A tendência é de que os próximos leilões de concessões e de privatizações atraiam mais capital estrangeiro para o país. “Há muitas boas oportunidades por aqui”, reconhece Porto. O governo, no entanto, não deve se precipitar para vender tudo o que pode apenas com a visão arrecadatória, como forma de evitar que o deficit fiscal estoure o teto fixado em lei, de R$ 159 bilhões neste ano e em 2018. Não será com receitas extraordinárias que conseguirá resolver os problemas das contas públicas. “Na pressa, o risco de se cometer erros aumenta. Pode-se vender ativos abaixo do preço real”, alerta.

Retorno de gigantes

Além do retorno ao país de gigantes como a ExxonMobil, que, por meio de um consórcio formado com a Petrobras, arrematou áreas para exploração de petróleo na Bacia de Campos, o presidente da Macroplan chama a atenção para a ausência de movimentos estatais nos leilões. Em outros tempos, o governo teria atuado nos bastidores para arregimentar as empresas controladas pelo Tesouro Nacional e seus fundos de pensão a fim de garantir as operações. Nessa empreitada, também se abriam as portas para a corrupção.

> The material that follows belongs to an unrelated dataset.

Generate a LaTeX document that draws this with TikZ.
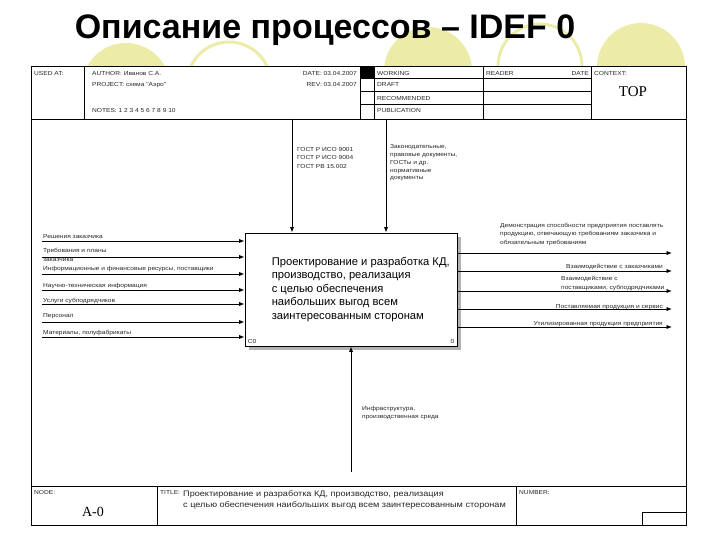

“O governo tem que deixar o caminho livre para a iniciativa privada. É dessa forma que teremos de volta os investimentos que o Brasil necessita para crescer”, ressalta o presidente da Macroplan. Se depender apenas do consumo das famílias, que, neste momento, está sustentando o Produto Interno Bruto (PIB), o país avançará lentamente. “Não podemos esquecer que a recuperação registrada até agora é cíclica, em cima de uma base muito deprimida. A capacidade ociosa das indústrias continua elevada e as famílias só voltaram a consumir porque botaram as contas em dia” acrescenta.

Pelos cálculos de Porto, é possível que o país cresça 3% ou um pouco mais em 2018. Mas, para isso, será necessário muito mais que o sucesso dos leilões que tanto animaram o governo. Há incertezas no horizonte, a começar pelas eleições presidenciais. Para o consultor, apesar de ter diminuído o risco de o Brasil mergulhar num populismo de esquerda ou de direita, não se tem a menor noção do que emergirá das urnas no ano que vem. Na hora de definirem suas estratégias de negócios, os investidores levam isso em consideração. Como enfatiza o ministro da Fazenda, Henrique Meirelles, dinheiro não aceita desaforo.

“Independentemente de todos os poréns, há sinais de esperança”, afirma Porto. Para ele, o voto de confiança dos investidores veio em boa hora. É preciso então, que governo e Congresso se entendam e façam o que é preciso ser feito para que o futuro não seja apenas um desejo. Ao menor vacilo, a maré pode virar rapidamente. Que fique claro: já perdemos tempo demais.